Para los libaneses habrá emociones encontradas. Partes de la comunidad celebrarán la destitución de un hombre que durante años ha mantenido un control brutal sobre el país. Pero también hay un horror generalizado por la pérdida de vidas civiles y temor por si Hezbolá, que no permanecerá sin líder por mucho tiempo, no tenga ahora otra opción que liberar lo que queda de su arsenal contra Israel, provocando un nuevo ciclo sangriento de represalias.
Los diplomáticos han hablado durante meses del peligro de una guerra entre Israel y Hezbolá. Ya hemos superado ese punto. Esta semana había habido una confianza genuina en Nueva York, tras el rápido llamado del Reino Unido a un alto el fuego y la declaración de los líderes estadounidenses, europeos y árabes presionando por un cese de hostilidades de 21 días. Pero la esperanza se desvaneció cuando Netanyahu agitó públicamente su puño contra el mundo desde el podio de la ONU y luego aumentó las apuestas de manera tan dramática. El estado de ánimo ahora es abatido.
Sin embargo, quienes más trabajan para sacar a la región del borde del abismo saben lo que se necesita. Primero, la implementación de las resoluciones de la ONU y la presión constante para detener la escalada. Luego, conseguir que el ejército libanés se una a la ONU en la frontera entre Israel y el Líbano y devolver la autoridad del Estado libanés (no de Irán ni de Hezbolá) al sur del Líbano. Un acuerdo de alto el fuego en Gaza que permita sacar a los rehenes israelíes y permitir el ingreso de ayuda sigue siendo fundamental: esto podría crear las condiciones para la solución de dos Estados que Hamás, Hezbolá y los halcones israelíes quieren enterrar.
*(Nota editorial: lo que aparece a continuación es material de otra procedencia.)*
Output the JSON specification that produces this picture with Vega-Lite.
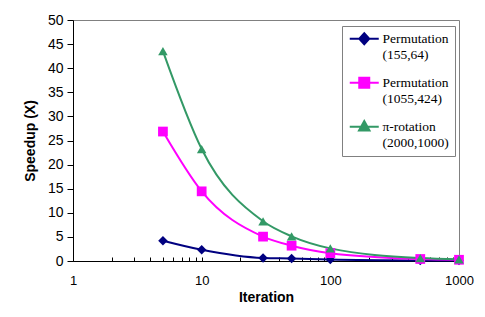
{
  "$schema": "https://vega.github.io/schema/vega-lite/v6.json",
  "width": 386,
  "height": 241,
  "autosize": {"type": "none"},
  "padding": {"left": 73, "top": 20, "right": 26, "bottom": 56},
  "background": "white",
  "config": {
    "view": {"stroke": "#808080", "strokeWidth": 1},
    "axis": {"domainColor": "black", "tickColor": "black", "labelColor": "black", "titleColor": "black", "labelFont": "Liberation Sans", "titleFont": "Liberation Sans", "grid": false}
  },
  "data": {
    "values": [
      {"series": "Permutation (155,64)", "iter": 5, "value": 4.213619},
      {"series": "Permutation (155,64)", "iter": 10, "value": 2.335441},
      {"series": "Permutation (155,64)", "iter": 30, "value": 0.631842},
      {"series": "Permutation (155,64)", "iter": 50, "value": 0.525737},
      {"series": "Permutation (155,64)", "iter": 100, "value": 0.307395},
      {"series": "Permutation (155,64)", "iter": 500, "value": 0.119197},
      {"series": "Permutation (155,64)", "iter": 1000, "value": 0.097679},
      {"series": "Permutation (1055,424)", "iter": 5, "value": 26.85948},
      {"series": "Permutation (1055,424)", "iter": 10, "value": 14.45121},
      {"series": "Permutation (1055,424)", "iter": 30, "value": 5.05666},
      {"series": "Permutation (1055,424)", "iter": 50, "value": 3.176533},
      {"series": "Permutation (1055,424)", "iter": 100, "value": 1.629977},
      {"series": "Permutation (1055,424)", "iter": 500, "value": 0.416543},
      {"series": "Permutation (1055,424)", "iter": 1000, "value": 0.254038},
      {"series": "π-rotation (2000,1000)", "iter": 5, "value": 43.5294},
      {"series": "π-rotation (2000,1000)", "iter": 10, "value": 23.22389},
      {"series": "π-rotation (2000,1000)", "iter": 30, "value": 8.239816},
      {"series": "π-rotation (2000,1000)", "iter": 50, "value": 5.117866},
      {"series": "π-rotation (2000,1000)", "iter": 100, "value": 2.61919},
      {"series": "π-rotation (2000,1000)", "iter": 500, "value": 0.617815},
      {"series": "π-rotation (2000,1000)", "iter": 1000, "value": 0.358461}
    ]
  },
  "encoding": {
    "x": {
      "field": "iter", "type": "quantitative",
      "scale": {"type": "log", "domain": [1, 1000], "nice": false},
      "axis": {
        "title": "Iteration", "titleFontSize": 14, "titleFontWeight": "bold", "titlePadding": 3,
        "values": [1,2,3,4,5,6,7,8,9,10,20,30,40,50,60,70,80,90,100,200,300,400,500,600,700,800,900,1000],
        "labelExpr": "(datum.value == 1 || datum.value == 10 || datum.value == 100 || datum.value == 1000) ? datum.label : ''",
        "format": "d",
        "labelFontSize": 13, "tickSize": -4, "labelPadding": 17, "labelFlush": false, "labelOverlap": false
      }
    },
    "y": {
      "field": "value", "type": "quantitative",
      "scale": {"domain": [0, 50], "nice": false},
      "axis": {
        "title": "Speedup (X)", "titleFontSize": 14, "titleFontWeight": "bold", "titlePadding": 10,
        "values": [0,5,10,15,20,25,30,35,40,45,50],
        "labelFontSize": 14, "tickSize": 6, "labelPadding": 4
      }
    }
  },
  "layer": [
    {
      "mark": {"type": "line", "interpolate": "monotone", "strokeWidth": 2},
      "encoding": {
        "color": {
          "field": "series", "type": "nominal",
          "scale": {"domain": ["Permutation (155,64)", "Permutation (1055,424)", "π-rotation (2000,1000)"], "range": ["#000080", "#FF00FF", "#339966"]},
          "legend": {
            "orient": "none", "legendX": 269, "legendY": 6, "title": null,
            "strokeColor": "#808080", "fillColor": "white", "padding": 6,
            "labelFont": "Liberation Serif", "labelFontSize": 13.5, "labelColor": "black",
            "labelExpr": "split(datum.label, ' ')", "labelLimit": 200, "labelOffset": 21,
            "symbolType": "M-1,0H4.8", "symbolSize": 100, "symbolStrokeWidth": 2, "rowPadding": 11,
            "encode": {
              "symbols": {"update": {
                "shape": {"signal": "datum.value == 'Permutation (155,64)' ? 'M-1,0H4.8M1.9,-1.1L2.9,0L1.9,1.1L0.9,0Z' : datum.value == 'Permutation (1055,424)' ? 'M-1,0H4.8M0.9,-1H2.9V1H0.9Z' : 'M-1,0H4.8M1.9,-1.15L2.95,0.75H0.85Z'"},
                "fill": {"scale": "color", "field": "value"},
                "stroke": {"scale": "color", "field": "value"},
                "fillOpacity": {"value": 1},
                "strokeWidth": {"value": 2}
              }},
              "labels": {"update": {"lineHeight": {"value": 16}}}
            }
          }
        }
      }
    },
    {
      "transform": [{"filter": "datum.series == 'Permutation (155,64)'"}],
      "mark": {"type": "point", "filled": true, "opacity": 1, "size": 90, "shape": "diamond", "color": "#000080"}
    },
    {
      "transform": [{"filter": "datum.series == 'Permutation (1055,424)'"}],
      "mark": {"type": "point", "filled": true, "opacity": 1, "size": 95, "shape": "square", "color": "#FF00FF"}
    },
    {
      "transform": [{"filter": "datum.series == 'π-rotation (2000,1000)'"}],
      "mark": {"type": "point", "filled": true, "opacity": 1, "size": 90, "shape": "triangle-up", "color": "#339966"}
    }
  ]
}
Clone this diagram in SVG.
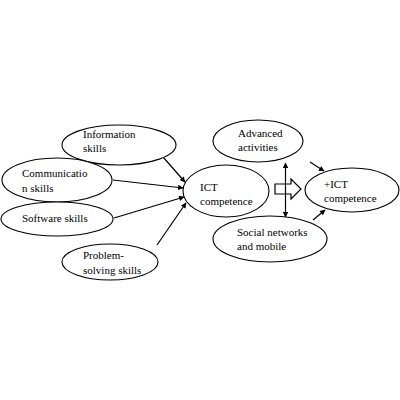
<svg xmlns="http://www.w3.org/2000/svg" width="400" height="400" viewBox="0 0 400 400">
<style>
.n{fill:#fff;stroke:#000;stroke-width:1.1}
.t{font-family:"Liberation Serif","Times New Roman",serif;font-size:11px;fill:#000}
.c{stroke:#000;stroke-width:1.2;fill:none}
</style>
<defs>
<marker id="ah" viewBox="0 0 10 10" refX="9" refY="5" markerWidth="6" markerHeight="5.5" orient="auto-start-reverse" markerUnits="userSpaceOnUse">
<path d="M0,0 L10,5 L0,10 z" fill="#000"/>
</marker>
</defs>
<rect width="400" height="400" fill="#fff"/>
<g id="connectors">
<line class="c" x1="163" y1="157" x2="185" y2="182" marker-end="url(#ah)"/>
<line class="c" x1="113" y1="180" x2="183" y2="188" marker-end="url(#ah)"/>
<line class="c" x1="114" y1="218" x2="184" y2="197" marker-end="url(#ah)"/>
<line class="c" x1="157" y1="245" x2="186" y2="203" marker-end="url(#ah)"/>
<line class="c" x1="310" y1="162" x2="324" y2="171" marker-end="url(#ah)"/>
<line class="c" x1="313" y1="220" x2="325" y2="210" marker-end="url(#ah)"/>
<line class="c" x1="285.5" y1="163" x2="285.5" y2="217" marker-start="url(#ah)" marker-end="url(#ah)"/>
<path class="c" d="M275,184 L291,184 L291,179 L301,189 L291,199 L291,194 L275,194 Z" stroke-width="1"/>
</g>
<g id="information"><ellipse class="n" cx="119" cy="145" rx="57" ry="20"/><text class="t" x="83" y="138">Information</text><text class="t" x="83" y="152">skills</text></g>
<g id="communication"><ellipse class="n" cx="57" cy="180" rx="55" ry="22"/><text class="t" x="22" y="177">Communicatio</text><text class="t" x="22" y="192">n skills</text></g>
<g id="software"><ellipse class="n" cx="57" cy="219" rx="56" ry="17"/><text class="t" x="22" y="222">Software skills</text></g>
<g id="problem"><ellipse class="n" cx="110" cy="262" rx="48" ry="18"/><text class="t" x="83" y="259">Problem-</text><text class="t" x="83" y="274">solving skills</text></g>
<g id="ict"><ellipse class="n" cx="226" cy="191" rx="43" ry="26"/><text class="t" x="200" y="191">ICT</text><text class="t" x="200" y="205">competence</text></g>
<g id="advanced"><ellipse class="n" cx="258" cy="141" rx="45" ry="21"/><text class="t" x="238" y="137">Advanced</text><text class="t" x="238" y="151">activities</text></g>
<g id="plusict"><ellipse class="n" cx="352" cy="190" rx="47" ry="22"/><text class="t" x="324" y="188">+ICT</text><text class="t" x="324" y="202">competence</text></g>
<g id="social"><ellipse class="n" cx="270" cy="239" rx="57" ry="23"/><text class="t" x="237" y="236">Social networks</text><text class="t" x="237" y="250">and mobile</text></g>
</svg>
La seguridad, la justicia y las oportunidades sólo pueden lograrse a través de la coexistencia, no del ciclo de suma cero de miedo y destrucción del que Nasrallah formó parte.
Sobre todo, a pesar del creciente sentimiento de impotencia y desesperación, la comunidad internacional debe ahora -de manera inequívoca y consistente- poner la protección de los civiles contra la muerte o el desplazamiento en el centro de su estrategia. Las cifras de víctimas son asombrosas. La comunidad humanitaria ya carece de fondos suficientes, está sobrecargada y está siendo atacada.
Nasrallah vivía de la espada. Hoy he escuchado a muchos amigos de toda la región que perdieron a familiares, amigos o líderes políticos como resultado de sus decisiones. Las emociones, de quienes lloran o celebran, están crudas. El miedo a lo que nos espera es real. Tanto en la muerte como en la vida, Nasrallah mantiene en vilo a sus enemigos y aliados.